## DATA EXCERPT
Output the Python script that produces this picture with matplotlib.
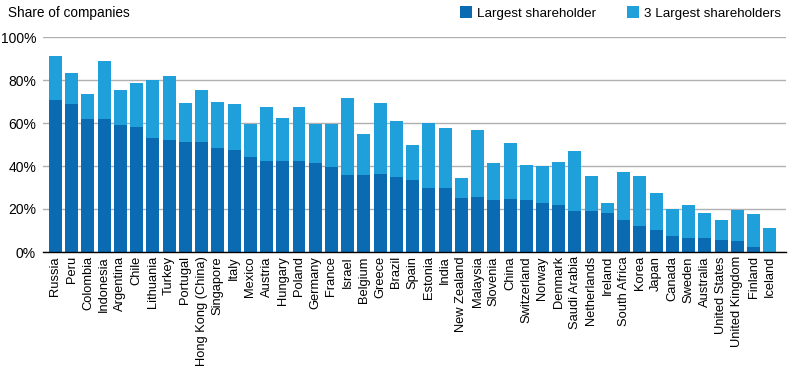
import numpy as np
import matplotlib
matplotlib.use('Agg')
import matplotlib.pyplot as plt
from matplotlib.ticker import FuncFormatter

plt.rcParams['font.family'] = ['Liberation Sans', 'DejaVu Sans']

# ── Data ──────────────────────────────────────────────────────────────────────
countries = ['Russia', 'Peru', 'Colombia', 'Indonesia', 'Argentina', 'Chile',
             'Lithuania', 'Turkey', 'Portugal', 'Hong Kong (China)', 'Singapore',
             'Italy', 'Mexico', 'Austria', 'Hungary', 'Poland', 'Germany',
             'France', 'Israel', 'Belgium', 'Greece', 'Brazil', 'Spain',
             'Estonia', 'India', 'New Zealand', 'Malaysia', 'Slovenia', 'China',
             'Switzerland', 'Norway', 'Denmark', 'Saudi Arabia', 'Netherlands',
             'Ireland', 'South Africa', 'Korea', 'Japan', 'Canada', 'Sweden',
             'Australia', 'United States', 'United Kingdom', 'Finland', 'Iceland']

largest = [70.8, 68.9, 62.0, 62.0, 59.2, 58.2, 53.1, 52.2, 51.2, 51.2, 48.4,
           47.5, 44.3, 42.4, 42.4, 42.4, 41.5, 39.6, 35.9, 35.9, 36.3, 34.9,
           33.5, 29.8, 29.8, 25.2, 25.6, 24.2, 24.7, 24.2, 22.8, 21.9, 19.1,
           19.1, 18.2, 14.9, 12.1, 10.2, 7.5, 6.5, 6.5, 5.6, 5.1, 2.3, 0.0]

top3 = [91.3, 83.4, 73.6, 89.0, 75.5, 78.7, 80.1, 82.0, 69.4, 75.5, 69.9,
        68.9, 59.6, 67.5, 62.4, 67.5, 59.6, 59.6, 71.7, 55.0, 69.4, 61.0,
        49.8, 60.1, 57.8, 34.5, 56.8, 41.5, 50.8, 40.5, 40.1, 41.9, 47.0,
        35.4, 22.8, 37.3, 35.4, 27.5, 20.0, 21.9, 18.2, 14.9, 19.6, 17.7, 11.2]

# ── Plot ──────────────────────────────────────────────────────────────────────
dark = '#0A6AB2'
light = '#20A0DA'
fs = 9.3

fig = plt.figure(figsize=(7.89, 3.70), dpi=100)
ax = fig.add_axes([43 / 789, 118 / 370, 743 / 789, 215 / 370])

x = np.arange(len(countries))
ax.bar(x, top3, 0.8, color=light, label='3 Largest shareholders', zorder=3)
ax.bar(x, largest, 0.8, color=dark, label='Largest shareholder', zorder=4)

ax.set_xlim(-0.77, len(countries) - 1 + 1.0)
ax.set_ylim(0, 100)
ax.set_yticks(range(0, 101, 20))
ax.yaxis.set_major_formatter(FuncFormatter(lambda v, _: f'{int(v)}%'))
ax.set_xticks(x)
ax.set_xticklabels(countries, rotation=90, fontsize=fs)
ax.tick_params(axis='y', labelsize=fs + 0.7, length=0, pad=5)
ax.tick_params(axis='x', length=0, pad=3)
ax.grid(axis='y', color='#b0b0b0', linewidth=1, zorder=0)
for s in ['top', 'right', 'left']:
    ax.spines[s].set_visible(False)
ax.spines['bottom'].set_color('black')
ax.spines['bottom'].set_linewidth(1)
ax.spines['bottom'].set_zorder(5)

fig.text(8 / 789, 1 - 13 / 370, 'Share of companies', fontsize=fs + 0.5, va='center', ha='left')

handles, labels = ax.get_legend_handles_labels()
fig.legend(handles[::-1], labels[::-1], loc='center right',
           bbox_to_anchor=(1.0, 1 - 13 / 370), ncol=2, frameon=False,
           fontsize=fs + 0.3, handlelength=0.9, handleheight=0.9,
           handletextpad=0.4, columnspacing=2.3, borderaxespad=0.2)

fig.savefig('out.png', dpi=100)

## WHAT THE TASK REQUIRES
Only the lines from the start of the material through the line containing "ax.bar(x, largest, 0.8, color=dark, label='Largest" should be transcribed. Pictures stay out.

## OUTPUT BELOW
Output the Python script that produces this picture with matplotlib.
import numpy as np
import matplotlib
matplotlib.use('Agg')
import matplotlib.pyplot as plt
from matplotlib.ticker import FuncFormatter

plt.rcParams['font.family'] = ['Liberation Sans', 'DejaVu Sans']

# ── Data ──────────────────────────────────────────────────────────────────────
countries = ['Russia', 'Peru', 'Colombia', 'Indonesia', 'Argentina', 'Chile',
             'Lithuania', 'Turkey', 'Portugal', 'Hong Kong (China)', 'Singapore',
             'Italy', 'Mexico', 'Austria', 'Hungary', 'Poland', 'Germany',
             'France', 'Israel', 'Belgium', 'Greece', 'Brazil', 'Spain',
             'Estonia', 'India', 'New Zealand', 'Malaysia', 'Slovenia', 'China',
             'Switzerland', 'Norway', 'Denmark', 'Saudi Arabia', 'Netherlands',
             'Ireland', 'South Africa', 'Korea', 'Japan', 'Canada', 'Sweden',
             'Australia', 'United States', 'United Kingdom', 'Finland', 'Iceland']

largest = [70.8, 68.9, 62.0, 62.0, 59.2, 58.2, 53.1, 52.2, 51.2, 51.2, 48.4,
           47.5, 44.3, 42.4, 42.4, 42.4, 41.5, 39.6, 35.9, 35.9, 36.3, 34.9,
           33.5, 29.8, 29.8, 25.2, 25.6, 24.2, 24.7, 24.2, 22.8, 21.9, 19.1,
           19.1, 18.2, 14.9, 12.1, 10.2, 7.5, 6.5, 6.5, 5.6, 5.1, 2.3, 0.0]

top3 = [91.3, 83.4, 73.6, 89.0, 75.5, 78.7, 80.1, 82.0, 69.4, 75.5, 69.9,
        68.9, 59.6, 67.5, 62.4, 67.5, 59.6, 59.6, 71.7, 55.0, 69.4, 61.0,
        49.8, 60.1, 57.8, 34.5, 56.8, 41.5, 50.8, 40.5, 40.1, 41.9, 47.0,
        35.4, 22.8, 37.3, 35.4, 27.5, 20.0, 21.9, 18.2, 14.9, 19.6, 17.7, 11.2]

# ── Plot ──────────────────────────────────────────────────────────────────────
dark = '#0A6AB2'
light = '#20A0DA'
fs = 9.3

fig = plt.figure(figsize=(7.89, 3.70), dpi=100)
ax = fig.add_axes([43 / 789, 118 / 370, 743 / 789, 215 / 370])

x = np.arange(len(countries))
ax.bar(x, top3, 0.8, color=light, label='3 Largest shareholders', zorder=3)
ax.bar(x, largest, 0.8, color=dark, label='Largest shareholder', zorder=4)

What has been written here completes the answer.